On one such adventure, the lack of noise and activity in the shelter eventually led us to take a closer look.  Like a scavenger from the bottom of the food chain raiding a larger carnivore’s still warm lair, we timorously inched our way forward to the forbidden threshold.  With wide eyes, and hearts beating in our ears, we tried the teenager’s temple door.  As it swung open, the good, honest maple syrup smell of a Midwestern woods was suddenly replaced with the co-mingled odors of sun-baked plywood and dirt.  We stepped through the frame and inspected the pirate’s booty of unsupervised adolescent adventures.  Here on the walls were purloined road signs and the accumulated items from countless neighborhood garages and sheds.  “Wasn’t that our life jacket gone missing about a month ago?”

 

But the thing that grabbed our attention was a stack of magazines over in the corner.  Like chickens that had just simultaneously spotted a June bug, we were on that stack quicker than you could say, “near occasion of sin.”  Sure enough, they were girlie magazines.  If my comrades had been anybody but my younger brothers, I suspect that I would have immediately sat cross-legged in the dirt, and begun uncovering the mysteries that a curious boy’s mind had been wondering about for years.  Miraculously, the inner-voice of Sister Mary Leonard overpowered the lower angels of my nature.  My brothers and I immediately took the stack to my mom who ceremoniously dumped them into the indoor trash container at my neighbor’s house.  My mom’s decision to discard them in an inaccessible location displayed her intimate understanding of the fickle nature of boyhood virtue.

 

In this Sunday’s Gospel (Mark 7: 1-8; 14-15; 21-23), Jesus displayed a profound understanding of the fickle nature of fragile human virtue.  He described the relationship between the internal world of the soul, and external things.  He explained that external practices are not the sources of evil; evil emanates from the human heart.  And this is precisely why an intentional focus on external practice is so important to the maintenance of the human soul.

 

The things that we imagine and think in the internal world have a way of showing up in what we eventually do in the external world.  Conversely, the choices that we enact in the external world have a way of shaping the state of our soul in the internal world.  For we humans, there is an intimate, reciprocal-causal relationship between the internal and the external.

 

That is why it is essential to periodically take a step back from our cultural milieu and evaluate what it is unconsciously feeding our minds and imaginations through the course of our days.  The magazines my brothers and I stumbled upon in the 1970’s were, by today’s standards, not much worse than the slick pages that occupy the check out lanes in the grocery store.  With the click of a mouse, or the spin of an FM radio dial, a shot-glass full of a bottom-of-the-barrel-brand of sexuality is available on demand.  Most of us are aware of the need to protect our children from unwanted messages, or images.  But how many of us have developed an adult sensitivity to the subtle ways in which our culture forms us?  The need to periodically step out of the cultural soup in which we swim, is not limited to the realm of sexuality alone, and is not done merely for the younger members of our congregations

 

This week’s scriptural passage reminded us that we are made in the image and likeness of God, but we live in a culture that aims to remake us into another false image.  Our job is to not let that happen.

 

Examen

As a son or daughter of God, peace, patience, joy, and love are your birthrights.  Where have cultural influences begun to limit your capacity to experience these fruits of the Holy Spirit?

Consumerism

Do you know what it feels like to be tempted by consumerism?

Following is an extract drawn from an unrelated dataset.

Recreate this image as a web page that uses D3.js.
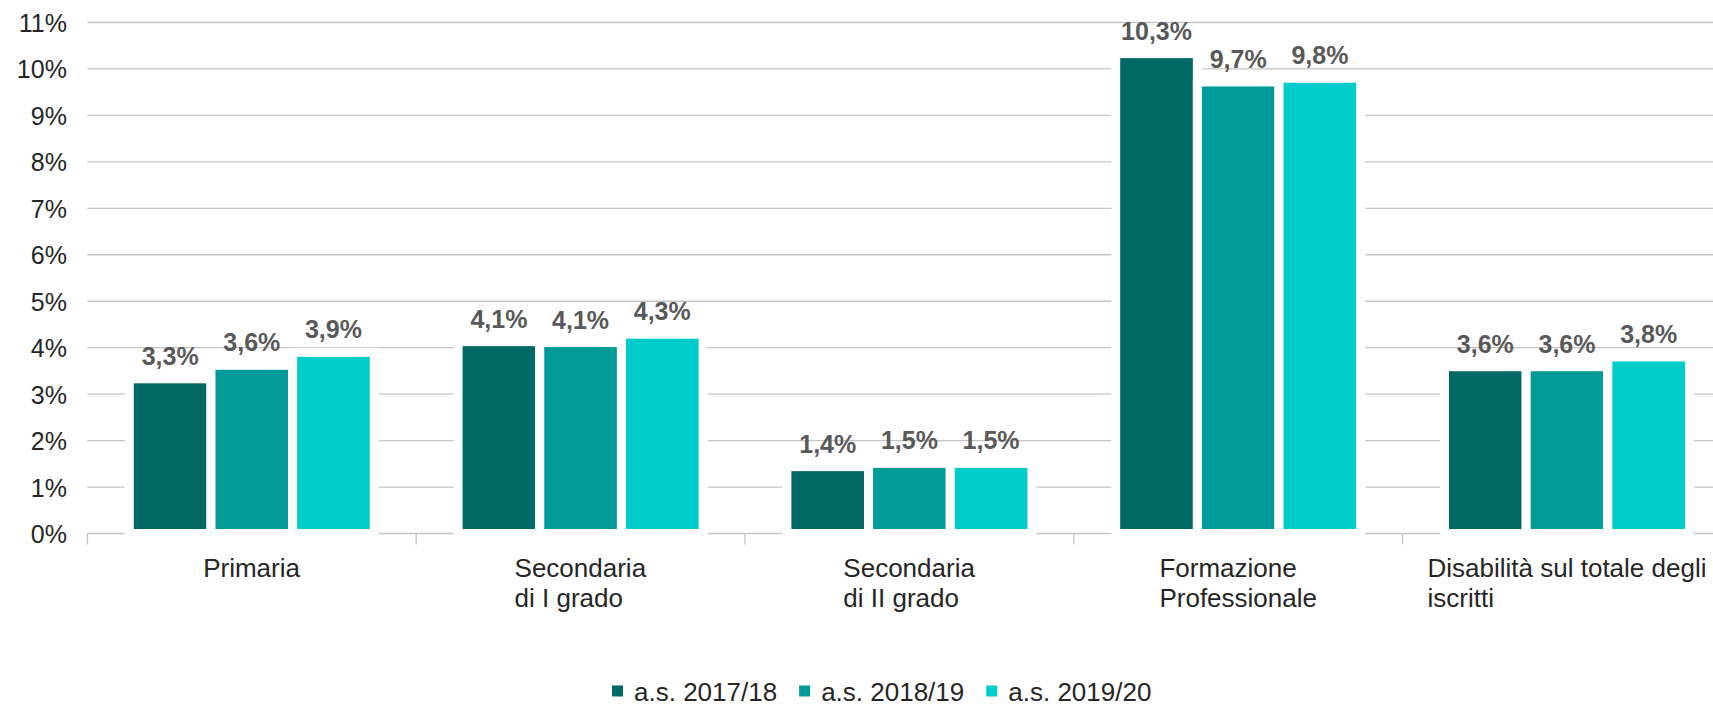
<!DOCTYPE html>
<html>
<head>
<meta charset="utf-8">
<script src="https://cdn.jsdelivr.net/npm/d3@7"></script>
<style>
  html, body { margin: 0; padding: 0; background: #fff; overflow: hidden; }
  svg { display: block; font-family: "Liberation Sans", Arial, sans-serif; }
</style>
</head>
<body>
<svg id="chart" width="1713" height="708"></svg>
<script>
const categories = ["Primaria", "Secondaria\ndi I grado", "Secondaria\ndi II grado", "Formazione\nProfessionale", "Disabilità sul totale degli\niscritti"];
const seriesNames = ["a.s. 2017/18", "a.s. 2018/19", "a.s. 2019/20"];
const values2017 = [3.33, 4.13, 1.44, 10.33, 3.59];
const values2018 = [3.62, 4.11, 1.51, 9.72, 3.59];
const values2019 = [3.90, 4.29, 1.51, 9.80, 3.80];
const yTicks = [0, 1, 2, 3, 4, 5, 6, 7, 8, 9, 10, 11];
const colors = ["#006964", "#009a98", "#00cccb"];

const seriesValues = [values2017, values2018, values2019];

const svg = d3.select("#chart");
const plotLeft = 87.4, plotRight = 1731.4, plotTop = 22.5, plotBottom = 533.5;

const x0 = d3.scaleBand().domain(categories).range([plotLeft, plotRight]).padding(0);
const x1 = d3.scaleBand().domain(seriesNames).range([0, x0.bandwidth()]).paddingInner(0).paddingOuter(0.513);
const y = d3.scaleLinear().domain([0, 11]).range([plotBottom, plotTop]);

// gridlines
const grid = svg.append("g");
grid.selectAll("line").data(yTicks).join("line")
  .attr("x1", plotLeft).attr("x2", 1713)
  .attr("y1", d => y(d)).attr("y2", d => y(d))
  .attr("stroke", "#c4c4c4").attr("stroke-width", 1.3);

// category boundary ticks
const bounds = categories.map(c => x0(c));
svg.append("g").selectAll("line").data(bounds).join("line")
  .attr("x1", d => d).attr("x2", d => d)
  .attr("y1", plotBottom).attr("y2", plotBottom + 11)
  .attr("stroke", "#c4c4c4").attr("stroke-width", 1.3);

// y tick labels
const yAxis = d3.axisLeft(y).tickValues(yTicks).tickSize(0).tickPadding(0).tickFormat(d => d + "%");
const ya = svg.append("g").attr("transform", `translate(${plotLeft - 20.5},0)`).call(yAxis);
ya.select(".domain").remove();
ya.selectAll("text")
  .attr("font-family", "Liberation Sans, Arial, sans-serif")
  .attr("font-size", 25).attr("fill", "#262626")
  .attr("dy", null).attr("y", 9);

// bars
const data = [];
categories.forEach((c, i) => {
  seriesNames.forEach((s, j) => {
    data.push({ cat: c, ser: s, v: seriesValues[j][i], j });
  });
});

svg.append("g").selectAll("rect").data(data).join("rect")
  .attr("x", d => x0(d.cat) + x1(d.ser))
  .attr("y", d => y(d.v))
  .attr("width", x1.bandwidth())
  .attr("height", d => y(0) - y(d.v))
  .attr("fill", d => colors[d.j])
  .attr("stroke", "#fff").attr("stroke-width", 9);

// data labels
const fmt = d3.format(".1f");
svg.append("g").selectAll("text").data(data).join("text")
  .attr("x", d => x0(d.cat) + x1(d.ser) + x1.bandwidth() / 2)
  .attr("y", d => y(d.v) - 14)
  .attr("text-anchor", "middle")
  .attr("font-size", 25).attr("font-weight", "bold").attr("fill", "#595959")
  .text(d => fmt(d.v).replace(".", ",") + "%");

// category labels
const catG = svg.append("g");
categories.forEach(c => {
  const t = catG.append("text")
    .attr("font-size", 26).attr("fill", "#262626")
    .attr("y", 577);
  c.split("\n").forEach((line, k) => {
    t.append("tspan").attr("x", 0).attr("y", 577 + k * 30).text(line);
  });
  const w = t.node().getBBox().width;
  const cx = x0(c) + x0.bandwidth() / 2;
  t.attr("transform", `translate(${cx - w / 2},0)`);
});

// legend
const lg = svg.append("g");
let lx = 612;
seriesNames.forEach((s, j) => {
  lg.append("rect").attr("x", lx).attr("y", 685.5).attr("width", 11).attr("height", 11).attr("fill", colors[j]);
  const t = lg.append("text").attr("x", lx + 22).attr("y", 701)
    .attr("font-size", 26).attr("fill", "#262626").text(s);
  const w = t.node().getComputedTextLength();
  lx = lx + 22 + w + 22;
});
</script>
</body>
</html>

Perhaps you have felt the call of consumerism when you have held a coveted name-brand in your hands and felt your heart beat just a little bit faster?  Maybe it was the grip of consumerism that you were feeling on the day when you were lonely, or sad, or dispirited, and you attempted to chase those feelings away through a shopping spree?   Have you ever experienced a vague sense of failure as you beheld your friend or relative’s more affluent life-style, and wondered why you were not as successful?  The temptation to quantify our own value based upon what we have, what we can buy, or what status our job provides us are all examples of consumerism.  A colleague of mine has described an attitude of consumerism relative to marriage in which we compare our spouse to other men or women to see if we married the right person.

 

Experiences like these are the finger-prints of our consumer culture on your soul.

 

“Us” Verses “Me-ism”

The closest English synonym for the word, “catholic,” is  “universal.”  The antonym for “Catholicism,” then, is “tribalism.”  Tribalism is not limited to regions of Afghanistan, or Africa.  Our own culture manifests the dark and ancient human tendency to establish the firm line between “Us” (i.e. all of those who think, act, speak, and/or look like me), versus “Them” (i.e. all of those who don’t do all of the above).  Do you find yourself engaged in subtle forms of tribalism?  Do you tune into a radio, or television talk show that vilifies someone labeled as “The Other?”  Do you look for common ground with your opponents, or do you find yourself drawing firm lines in the sand?  Could you summarize your opponent’s point of view in such a way that he or she (or they) would agree with your characterization of them?  Can you find good in your opponent and/or their point of view?  Do you hang around only with people who agree with you?

 

Constant Entertainment

Do you allow yourself the kinds of natural contemplation that used to be plentiful before the age of constant electronic media?  Do you turn off the car radio for quiet time with God?  When you walk, jog, or exercise, do you sometimes turn off the ipod to listen for the birds?  Do you frequently interrupt conversations to attend to cell phone calls?  When do you engage in totally unplugged quiet time?

 

Busyness

In our culture, people wear their level of activity as a badge of honor.  The unconscious assumption below a frenetically busy lifestyle is, “my worth is positively correlated with my level of activity.”  So long as we are able-bodied and young, we can pretend that this fiction is true.  One would hope that with age comes enough wisdom to slow down, and put the lie to this fiction.  Instead, many elders read their inability to keep up with a frenzied culture as uselessness.  They feel worth less than those who can produce through frenzied schedules.  And so, the bitter fruit of this cultural habit is that it robs us of  our elders.

Is there a Sabbath built into your week?  Where do you take down time?  How much do you sleep?  When was the last time you had a long, meandering conversation?  Who do you know who truly takes time to slow down?  Who are the elders in your life?